Эндрью пустил в ход только край ладони, действуя им как мечом; он целился только в подмышку, в сухожилье пониже уха и в нервы верхней части руки. О'Риан не умел парировать эти смертельные удары, наносимые с быстротой змеиных прыжков. Он корчился от боли и вертелся кругом, позабыв, что кисть его руки зажата противником; она постепенно отжималась все назад и назад, пока под его собственной тяжестью не переломилась кость.
Они вскочили на ноги; правая рука большого мужчины висела безжизненно; но он опять кинулся вперед, наполнив ночную тишину своим гневным ревом. Эндрью Харбен приготовившись к встрече, упал на одно колено и схватился за сломанную руку врага. Тот завертелся в воздухе, рванулся вперед и все его гигантское туловище с шумом рухнуло на одно плечо, забарахталось, скорчилось и затихло. Почти в то же мгновение появилась Н'Гома.
С трудом переводя дух, весь потрясенный, сквозь кровавый туман битвы, Эндрью Харбен увидел и приветствовал ее — свою награду, залог своей победы.
— Я победил! Н'Гома — я победил!
Но раньше, чем он успел прикоснуться к ней, без всякого предупреждения, в ее высоко поднятой руке сверкнул нож, и только инстинктивно уклонившись, он избежал удара в грудь.
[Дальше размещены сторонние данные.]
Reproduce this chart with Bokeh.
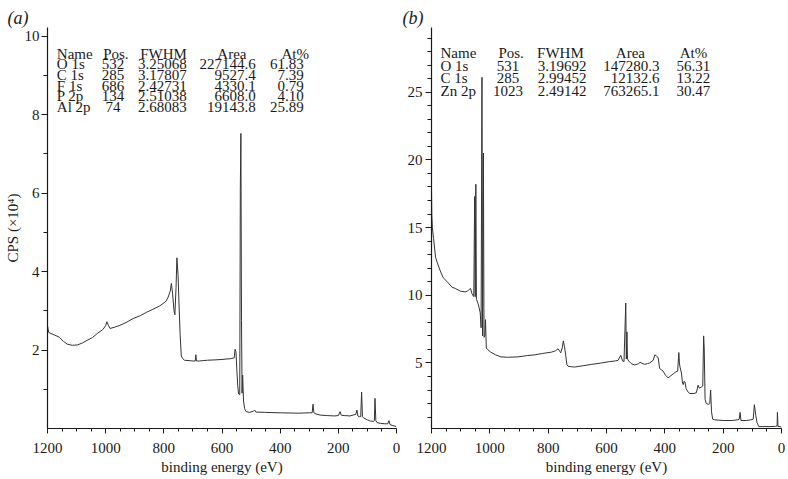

Но блеск лезвия был менее грозен, чем ярость отчаяния, с которой она кинулась мимо него и бросилась на распростертое тело Джима О'Риана.
— Ты убил его! Убей меня! Убей меня!
Она обхватила жертву своими юными руками, шепча прерывистые утешения, лаская громадную голову, расточая всевозможные знаки обожания и раскаяния.
— Это еще что такое? Что с тобой? — пробормотал Эндрью Харбен.
— Н'Гома...
Ее красивое лицо было теперь сплошной маской гнева.
— Кто ты такой, чтобы убивать Б'Сара! — воскликнула она. — Потому что мне нравилось играть и улыбаться, потому что я была скверная и немножко глупая, а ты думал, что я променяю его на тебя! Убирайся прочь! Убирайся!
Она снова повернулась к своему мужу, единственно важному непреложному факту.
Неудержимая злоба затуманила мозг Эндрью Харбена. Он испытал всевозможные приключения, затратил усилия и боролся, чтобы приобрести исключительное право на нее, на это изящное создание. Да, а так же право на покрывавшее ее пышное пурпурное одеяние. На стоимость его можно было бы выкупить из плена короля, а здесь оно служило покрывалом для коричневой вызывающей красоты туземной девушки. Он снова схватил Н'Гому и положил горячую руку на пернатый плащ, чтобы сдернуть его...
Она поняла его намерение и не дрогнула. К этому времени она уже убедилась, что О'Риан жив и, вероятно, не умрет — и смотрела на победителя своими большими сверкавшими глазами.
— Значит, ты этого добивался, — медленно произнесла она. — Б'Сар говорил мне, что ты просто вор! Ты приехал за шкурками, и все остальное было ложью. Ну, что ж укради их! Вот я здесь, беспомощная. Возьми, что тебе нужно, и возвращайся туда, откуда ты пришел, и расскажи, что ты завоевал райскую птицу — ты, скверный, скверный белый человек.
Так она стояла, уверенная, что может померяться с ним. Прижавшись к его груди, в порыве бесстрашного презрения, она схватила его руками и трясла в припадке гнева.
И Эндрью Харбен отступил от нее, подавленный. Эндрью Харбен, знававший многих, самых различных женщин, чувствовал себя посрамленным и приниженным.
Около месяца спустя, он снова причалил к древней гавани Тернате на Островах Пряностей. Теперь он ехал на запад в обратный путь. Голландец радостно приветствовал его.
— А, вы вернулись! — воскликнул он. — Ага, значит, вам удалось хоть спасти свою голову! Ну, как, узнали вы что-нибудь о райских птицах?
— Да! — торжественно ответил Эндрью Харбен. — Я знаю что райская птица самое редкостное и самое хитрое из всех живых существ.
— А! — прищурился полу-голландец. — Ну, а чему вы еще научились?
Эндрью Харбен сделал гримасу, вспомнив, чему он научился и что потерял: вспомнив горький момент за проливом Джилоло, когда он обнаружил, что судовой журнал «Веселого Друга» исчез из его кармана, что осторожными жестами и невероятной женской хитростью у него была похищена его гордость, возможность мести.
— Остальное, — сказал Эндрью Харбен, — оказалось волшебной сказкой.